As someone who works a lot at the byte <-> Unicode boundary the idea of having strings with an internal UTF-8 encoding is very interesting. Having worked with Rust for a while now I am getting more and more convinced that the approach is a good idea. While it forces you to give up on the idea of being able to address characters individually, that is actually not a huge loss. For a start Unicode would pretty much require you to normalize your strings anyways before you do text processing due to the many ways in which you can format the strings.

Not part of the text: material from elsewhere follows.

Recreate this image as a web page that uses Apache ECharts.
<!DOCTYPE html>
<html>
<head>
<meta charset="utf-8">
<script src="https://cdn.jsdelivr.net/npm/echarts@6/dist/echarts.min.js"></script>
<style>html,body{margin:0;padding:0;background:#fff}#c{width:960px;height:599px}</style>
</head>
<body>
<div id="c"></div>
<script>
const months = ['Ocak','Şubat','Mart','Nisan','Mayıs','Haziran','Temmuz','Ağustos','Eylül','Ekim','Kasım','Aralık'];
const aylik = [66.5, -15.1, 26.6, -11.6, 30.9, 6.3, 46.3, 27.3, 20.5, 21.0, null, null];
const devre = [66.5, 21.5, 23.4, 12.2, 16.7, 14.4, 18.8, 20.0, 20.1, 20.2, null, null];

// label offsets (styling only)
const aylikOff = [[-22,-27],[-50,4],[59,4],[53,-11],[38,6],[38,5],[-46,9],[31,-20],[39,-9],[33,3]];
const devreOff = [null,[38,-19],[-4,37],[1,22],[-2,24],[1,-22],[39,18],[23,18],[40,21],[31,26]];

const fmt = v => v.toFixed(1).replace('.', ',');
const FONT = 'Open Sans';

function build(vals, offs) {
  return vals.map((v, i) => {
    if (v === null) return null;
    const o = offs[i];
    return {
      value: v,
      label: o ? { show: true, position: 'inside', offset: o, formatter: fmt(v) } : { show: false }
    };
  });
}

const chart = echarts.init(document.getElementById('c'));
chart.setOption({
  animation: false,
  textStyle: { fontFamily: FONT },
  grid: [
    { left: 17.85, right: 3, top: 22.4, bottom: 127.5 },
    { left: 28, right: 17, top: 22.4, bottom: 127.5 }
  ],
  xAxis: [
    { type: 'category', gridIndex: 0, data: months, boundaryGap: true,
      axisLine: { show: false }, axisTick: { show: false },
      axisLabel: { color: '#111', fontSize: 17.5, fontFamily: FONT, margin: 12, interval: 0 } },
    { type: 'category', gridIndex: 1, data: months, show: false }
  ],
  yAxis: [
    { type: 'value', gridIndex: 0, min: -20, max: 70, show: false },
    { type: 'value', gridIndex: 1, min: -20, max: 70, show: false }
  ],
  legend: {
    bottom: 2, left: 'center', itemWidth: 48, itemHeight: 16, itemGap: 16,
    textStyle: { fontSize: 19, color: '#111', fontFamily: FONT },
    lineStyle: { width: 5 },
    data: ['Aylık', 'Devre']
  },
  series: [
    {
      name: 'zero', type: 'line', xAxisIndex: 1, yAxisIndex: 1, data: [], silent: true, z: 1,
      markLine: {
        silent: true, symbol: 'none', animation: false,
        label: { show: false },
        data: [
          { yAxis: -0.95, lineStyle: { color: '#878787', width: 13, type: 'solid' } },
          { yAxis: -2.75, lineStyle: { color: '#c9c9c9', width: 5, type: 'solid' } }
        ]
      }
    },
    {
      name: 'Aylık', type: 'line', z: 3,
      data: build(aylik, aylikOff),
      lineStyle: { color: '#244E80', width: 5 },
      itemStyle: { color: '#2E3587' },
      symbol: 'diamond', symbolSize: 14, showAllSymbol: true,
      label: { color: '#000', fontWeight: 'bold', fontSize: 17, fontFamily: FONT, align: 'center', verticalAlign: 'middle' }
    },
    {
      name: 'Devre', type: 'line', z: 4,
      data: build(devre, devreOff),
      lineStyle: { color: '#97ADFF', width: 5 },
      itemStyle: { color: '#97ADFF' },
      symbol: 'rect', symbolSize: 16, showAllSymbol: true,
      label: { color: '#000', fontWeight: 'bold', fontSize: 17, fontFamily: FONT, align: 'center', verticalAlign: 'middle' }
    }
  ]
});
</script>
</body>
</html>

For instance umlauts come in combined characters but they can also be manually created by placing the regular letter followed by the combining diaeresis character.
So for quite a few operations (like validating length, font rendering etc.) the basic operations a string type provides are already non sufficient anyways. Something as simple as “is this string long enough for a tweet” already requires quite a bit of special casing.
So far at least I have not missed direct character access for anything but peeking at known ASCII characters in Rust and I don't really expect that the string would become a problem. Especially if UTF-8 stays the dominant format then keeping it internally as well makes a lot of sense and requires lots of unnecessary encoding and decoding steps and means the language does not need to provide support for ASCII strings separately.
I'm definitely expecting more languages to take the UTF-8 route in the future and just provide more tools to deal with Unicode as part of the standard library.